Copy exactly the lines that run from the top of the listing to the line containing "0.0018, 0.0003, 0.0012]", both ends included, and omit the pictures.

Charts and diagrams as code:
+++++

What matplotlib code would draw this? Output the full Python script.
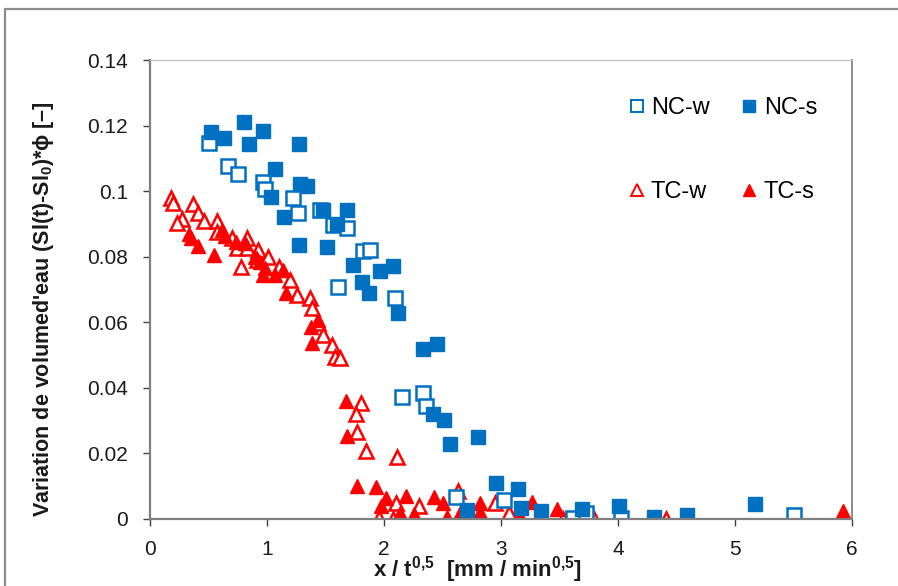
import matplotlib
matplotlib.use("Agg")
import matplotlib.pyplot as plt
from matplotlib.lines import Line2D
from matplotlib.patches import Rectangle

plt.rcParams["font.family"] = ["Liberation Sans", "DejaVu Sans"]
plt.rcParams["mathtext.fontset"] = "custom"
plt.rcParams["mathtext.rm"] = "Liberation Sans"
plt.rcParams["mathtext.bf"] = "Liberation Sans:bold"

BLUE = "#0070C0"
RED = "#FF0000"

# NC-w (open squares)
nc_w_x = [0.504, 0.667, 0.752, 0.966, 0.983, 1.222, 1.265, 1.453, 1.564, 1.684,
          1.821, 1.880, 1.607, 2.094, 2.154, 2.333, 2.359, 2.615, 3.026, 3.615,
          3.726, 4.026, 5.504]
nc_w_y = [0.1147, 0.1077, 0.1052, 0.1028, 0.1007, 0.0979, 0.0933, 0.0942, 0.0897, 0.0888,
          0.0817, 0.0820, 0.0708, 0.0674, 0.0372, 0.0384, 0.0345, 0.0067, 0.0058, 0.0003,
          0.0018, 0.0003, 0.0012]

# NC-s (filled squares)
nc_s_x = [0.521, 0.632, 0.803, 0.966, 0.846, 1.274, 1.068, 1.282, 1.342, 1.034,
          1.145, 1.479, 1.684, 1.598, 1.274, 1.513, 1.735, 1.966, 2.077, 1.812,
          1.872, 2.120, 2.333, 2.453, 2.419, 2.513, 2.564, 2.803, 2.957, 3.145,
          3.171, 3.342, 2.709, 3.692, 4.008, 4.308, 4.590, 5.171]
nc_s_y = [0.1180, 0.1162, 0.1211, 0.1183, 0.1144, 0.1144, 0.1068, 0.1022, 0.1016, 0.0982,
          0.0921, 0.0942, 0.0942, 0.0900, 0.0836, 0.0830, 0.0775, 0.0756, 0.0772, 0.0723,
          0.0689, 0.0628, 0.0519, 0.0534, 0.0320, 0.0302, 0.0229, 0.0250, 0.0110, 0.0092,
          0.0034, 0.0024, 0.0027, 0.0030, 0.0040, 0.0006, 0.0012, 0.0046]

# TC-w (open triangles)
tc_w_x = [0.179, 0.197, 0.368, 0.410, 0.274, 0.231, 0.462, 0.573, 0.573, 0.701,
          0.829, 0.744, 0.829, 0.923, 0.778, 1.009, 0.915, 1.103, 1.197, 1.256,
          1.368, 1.385, 1.436, 1.479, 1.556, 1.581, 1.624, 1.803, 1.761, 1.769,
          1.846, 2.111, 2.632, 2.103, 2.299, 1.957, 2.077, 2.949, 3.068, 3.530,
          3.795, 4.410]
tc_w_y = [0.0979, 0.0964, 0.0961, 0.0933, 0.0915, 0.0903, 0.0909, 0.0909, 0.0875, 0.0857,
          0.0857, 0.0827, 0.0827, 0.0820, 0.0769, 0.0799, 0.0790, 0.0769, 0.0729, 0.0683,
          0.0674, 0.0644, 0.0598, 0.0561, 0.0531, 0.0494, 0.0491, 0.0354, 0.0320, 0.0265,
          0.0207, 0.0189, 0.0085, 0.0049, 0.0040, 0.0003, 0.0000, 0.0049, 0.0018, 0.0000,
          0.0000, 0.0000]

# TC-s (filled triangles)
tc_s_x = [0.333, 0.350, 0.410, 0.547, 0.615, 0.641, 0.735, 0.812, 0.897, 0.940,
          0.983, 0.966, 1.068, 1.137, 1.162, 1.376, 1.385, 1.436, 1.675, 1.684,
          1.769, 1.932, 2.017, 2.188, 1.974, 2.137, 2.256, 2.427, 2.504, 2.538,
          2.650, 2.821, 2.821, 3.162, 3.265, 3.479, 4.026, 5.923]
tc_s_y = [0.0869, 0.0857, 0.0833, 0.0805, 0.0881, 0.0863, 0.0845, 0.0842, 0.0799, 0.0784,
          0.0766, 0.0744, 0.0744, 0.0759, 0.0689, 0.0586, 0.0537, 0.0607, 0.0360, 0.0253,
          0.0101, 0.0098, 0.0064, 0.0070, 0.0040, 0.0018, 0.0015, 0.0067, 0.0049, 0.0006,
          0.0018, 0.0049, 0.0021, 0.0009, 0.0052, 0.0030, 0.0012, 0.0024]

x_ticks = [0, 1, 2, 3, 4, 5, 6]
y_ticks = [0, 0.02, 0.04, 0.06, 0.08, 0.1, 0.12, 0.14]
y_tick_labels = ["0", "0.02", "0.04", "0.06", "0.08", "0.1", "0.12", "0.14"]


def main() -> None:
    fig = plt.figure(figsize=(8.98, 5.86), dpi=100)
    fig.patches.append(Rectangle((5 / 898, -0.01), 1.0, 1 - 9 / 586 + 0.01,
                                 transform=fig.transFigure, fill=False,
                                 edgecolor="#8c8c8c", linewidth=1.6))
    ax = fig.add_axes([150 / 898, 67 / 586, 702 / 898, 459 / 586])

    ms = 9.5
    ax.plot(tc_w_x, tc_w_y, ls="none", marker="^", ms=ms + 1, mfc="white", mec=RED, mew=1.8)
    ax.plot(tc_s_x, tc_s_y, ls="none", marker="^", ms=ms + 1, mfc=RED, mec=RED, mew=1.0)
    ax.plot(nc_w_x, nc_w_y, ls="none", marker="s", ms=ms, mfc="white", mec=BLUE, mew=1.8)
    ax.plot(nc_s_x, nc_s_y, ls="none", marker="s", ms=ms, mfc=BLUE, mec=BLUE, mew=1.0)

    ax.set_xlim(0, 6)
    ax.set_ylim(0, 0.14)
    ax.set_xticks(x_ticks)
    ax.set_yticks(y_ticks)
    ax.set_yticklabels(y_tick_labels)
    ax.tick_params(direction="out", length=5, width=1, color="#404040",
                   labelsize=15, labelcolor="#1a1a1a")
    ax.tick_params(axis="x", pad=10)
    ax.tick_params(axis="y", pad=11)

    for side in ["left", "bottom"]:
        ax.spines[side].set_color("#7f7f7f")
        ax.spines[side].set_linewidth(1.6)
    ax.spines["top"].set_color("#bfbfbf")
    ax.spines["right"].set_color("#8c8c8c")
    ax.spines["right"].set_linewidth(1.4)

    ax.set_xlabel(r"x / t$^{\mathbf{0{,}5}}$  [mm / min$^{\mathbf{0{,}5}}$]",
                  fontsize=16, fontweight="bold", color="#1a1a1a")
    ax.xaxis.set_label_coords((477 - 150) / 702, (519 - 554) / 459)
    ax.set_ylabel("Variation de volumed'eau (Sl(t)-Sl$_{\\mathbf{0}}$)*\u03d5 [\u2013]",
                  fontsize=15.5, fontweight="bold", color="#1a1a1a")
    ax.yaxis.set_label_coords((56 - 150) / 702, (519 - 309) / 459)

    handles = [
        Line2D([], [], ls="none", marker="s", ms=8, mfc="white", mec=BLUE, mew=1.4),
        Line2D([], [], ls="none", marker="^", ms=8, mfc="white", mec=RED, mew=1.4),
        Line2D([], [], ls="none", marker="s", ms=8, mfc=BLUE, mec=BLUE),
        Line2D([], [], ls="none", marker="^", ms=8, mfc=RED, mec=RED),
    ]
    labels = ["NC-w", "TC-w", "NC-s", "TC-s"]
    ax.legend(handles, labels, ncol=2, frameon=False, fontsize=17,
              loc="upper left", bbox_to_anchor=((620 - 150) / 702, (519 - 88) / 459),
              handlelength=0.6, handletextpad=0.3, columnspacing=1.4,
              labelspacing=2.6, borderaxespad=0)

    fig.savefig("out.png", dpi=100)
    plt.close(fig)


if __name__ == "__main__":
    main()
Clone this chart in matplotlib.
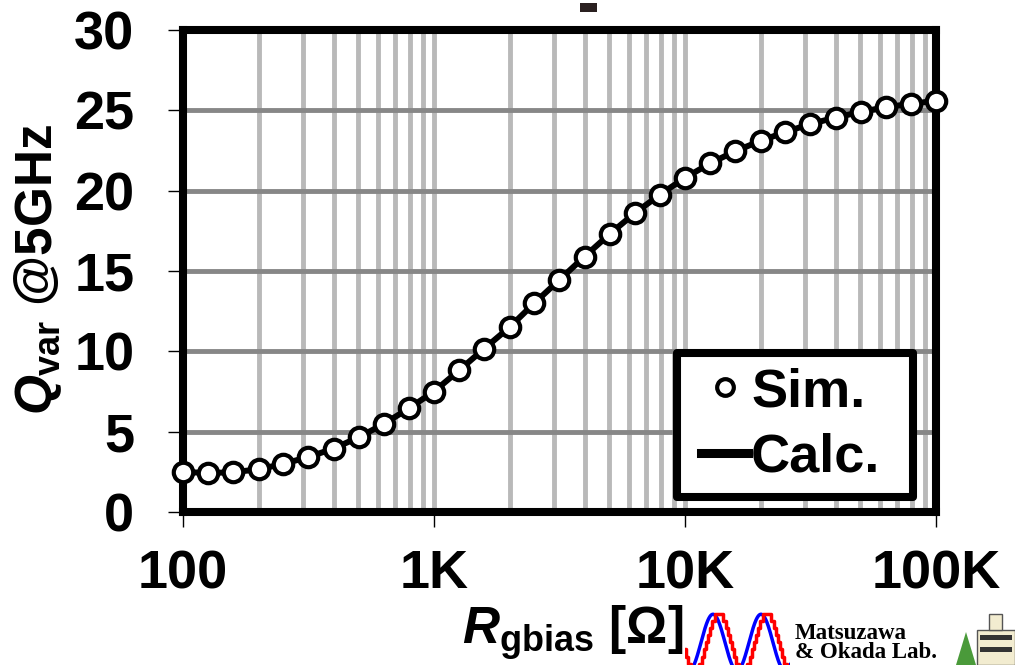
import numpy as np
import matplotlib
matplotlib.use('Agg')
import matplotlib.pyplot as plt
from matplotlib.lines import Line2D
from matplotlib.patches import Rectangle, Polygon
from matplotlib.ticker import LogLocator, NullFormatter

# values (10 points per decade)
r_gbias = [100, 126, 158, 200, 251, 316, 398, 501, 631, 794,
           1000, 1260, 1580, 2000, 2510, 3160, 3980, 5010, 6310, 7940,
           10000, 12600, 15800, 20000, 25100, 31600, 39800, 50100, 63100, 79400,
           100000]
q_sim = [2.5, 2.42, 2.48, 2.65, 3.0, 3.42, 3.95, 4.65, 5.48, 6.45,
         7.5, 8.82, 10.15, 11.5, 13.0, 14.45, 15.9, 17.3, 18.6, 19.75,
         20.8, 21.7, 22.45, 23.1, 23.65, 24.15, 24.55, 24.9, 25.2, 25.4,
         25.6]
q_calc = list(q_sim)

x_ticks = [100, 1000, 10000, 100000]
x_labels = ['100', '1K', '10K', '100K']
y_ticks = [0, 5, 10, 15, 20, 25, 30]

plt.rcParams['font.family'] = ['Liberation Sans', 'DejaVu Sans']
plt.rcParams['font.weight'] = 'bold'
plt.rcParams['mathtext.fontset'] = 'custom'
plt.rcParams['mathtext.it'] = 'Liberation Sans:italic:bold'
plt.rcParams['mathtext.bf'] = 'Liberation Sans:bold'
plt.rcParams['mathtext.rm'] = 'Liberation Sans:bold'

W, H = 1015, 665
fig = plt.figure(figsize=(W / 100, H / 100), dpi=100)
ax = fig.add_axes([183 / W, 1 - 512 / H, (936 - 183) / W, (512 - 30) / H])

ax.plot(r_gbias, q_calc, color='black', lw=4.3, zorder=3)
ax.plot(r_gbias, q_sim, 'o', ms=14, mfc='white', mec='black', mew=3,
        zorder=4, clip_on=False)

ax.set_xscale('log')
ax.set_xlim(100, 100000)
ax.set_ylim(0, 30)
ax.set_xticks(x_ticks)
ax.set_xticklabels(x_labels)
ax.xaxis.set_minor_locator(LogLocator(base=10, subs=np.arange(2, 10)))
ax.xaxis.set_minor_formatter(NullFormatter())
ax.set_yticks(y_ticks)
ax.tick_params(axis='both', which='major', length=11, width=1,
               labelsize=39, direction='out')
ax.tick_params(axis='x', which='major', pad=16)
ax.tick_params(axis='y', which='major', pad=24)
ax.tick_params(axis='x', which='minor', length=0)

ax.set_axisbelow(True)
ax.grid(True, axis='x', which='both', color='#b9b9b9', lw=3.5)
ax.grid(True, axis='y', which='major', color='#878787', lw=3.5)
for s in ax.spines.values():
    s.set_linewidth(5.8)

# legend: own frame box, legend entries drawn without frame on top
ax.add_patch(Rectangle((0.656, 0.031), 0.3134, 0.2988, transform=ax.transAxes,
                       facecolor='white', edgecolor='black', lw=5.8,
                       zorder=5, joinstyle='round'))
h_sim = Line2D([], [], ls='none', marker='o', ms=12, mfc='white',
               mec='black', mew=3)
h_calc = Line2D([], [], color='black', lw=6.5)
leg = ax.legend([h_sim, h_calc], ['Sim.', 'Calc.'], loc='center',
                bbox_to_anchor=(0.8074, 0.1805), borderaxespad=0, fontsize=39,
                frameon=False, handlelength=0.87, handletextpad=0.05,
                labelspacing=0.29, borderpad=0)
leg.set_zorder(6)

# axis labels
fig.text(38 / W, 1 - 269 / H, r'$\mathit{Q}_{\mathbf{var}}$ @5GHz',
         fontsize=37, rotation=90, ha='center', va='center')
fig.text(573 / W, 1 - 633 / H, r'$\mathit{R}_{\mathbf{gbias}}$ [Ω]',
         fontsize=37, ha='center', va='center')

# lab logo (decoration)
lax = fig.add_axes([685 / W, 0, 105 / W, 53 / H])
lax.set_axis_off()
xs = np.linspace(685, 790, 400)
lax.plot(xs, np.sin(2 * np.pi * (xs - 701) / 48), color='blue', lw=2.5)
lax.plot(xs, np.round(np.sin(2 * np.pi * (xs - 707) / 48) * 4) / 4,
         color='red', lw=2.5, drawstyle='steps-mid')
lax.set_xlim(685, 790)
lax.set_ylim(-0.8, 1.08)
fig.text(795 / W, 1 - 623 / H, 'Matsuzawa\n& Okada Lab.',
         family='Liberation Serif', weight='bold', fontsize=16.5,
         va='top', linespacing=0.88)
fig.patches.append(Polygon([[956 / W, 0], [976 / W, 0], [966 / W, 1 - 632 / H]],
                           closed=True, transform=fig.transFigure,
                           facecolor='#4a9a3a', edgecolor='none'))
fig.patches.append(Rectangle((977 / W, 0), 38 / W, (665 - 630) / H,
                             transform=fig.transFigure,
                             facecolor='#f2ecd0', edgecolor='#555555', lw=1))
fig.patches.append(Rectangle((989 / W, 1 - 630 / H), 13 / W, 16 / H,
                             transform=fig.transFigure,
                             facecolor='#f2ecd0', edgecolor='#555555', lw=1))
for wy in (640, 652):
    fig.patches.append(Rectangle((980 / W, 1 - wy / H), 32 / W, 5 / H,
                                 transform=fig.transFigure,
                                 facecolor='#333333', edgecolor='none'))
fig.patches.append(Rectangle((580 / W, 1 - 12 / H), 17 / W, 9 / H,
                             transform=fig.transFigure,
                             facecolor='#2a2020', edgecolor='none'))

fig.savefig('out.png', dpi=100)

+++++

* **CORRECT ANSWER**
What matplotlib code would draw this? Output the full Python script.
import matplotlib
matplotlib.use("Agg")
import matplotlib.pyplot as plt
from matplotlib.lines import Line2D
from matplotlib.patches import Rectangle

plt.rcParams["font.family"] = ["Liberation Sans", "DejaVu Sans"]
plt.rcParams["mathtext.fontset"] = "custom"
plt.rcParams["mathtext.rm"] = "Liberation Sans"
plt.rcParams["mathtext.bf"] = "Liberation Sans:bold"

BLUE = "#0070C0"
RED = "#FF0000"

# NC-w (open squares)
nc_w_x = [0.504, 0.667, 0.752, 0.966, 0.983, 1.222, 1.265, 1.453, 1.564, 1.684,
          1.821, 1.880, 1.607, 2.094, 2.154, 2.333, 2.359, 2.615, 3.026, 3.615,
          3.726, 4.026, 5.504]
nc_w_y = [0.1147, 0.1077, 0.1052, 0.1028, 0.1007, 0.0979, 0.0933, 0.0942, 0.0897, 0.0888,
          0.0817, 0.0820, 0.0708, 0.0674, 0.0372, 0.0384, 0.0345, 0.0067, 0.0058, 0.0003,
          0.0018, 0.0003, 0.0012]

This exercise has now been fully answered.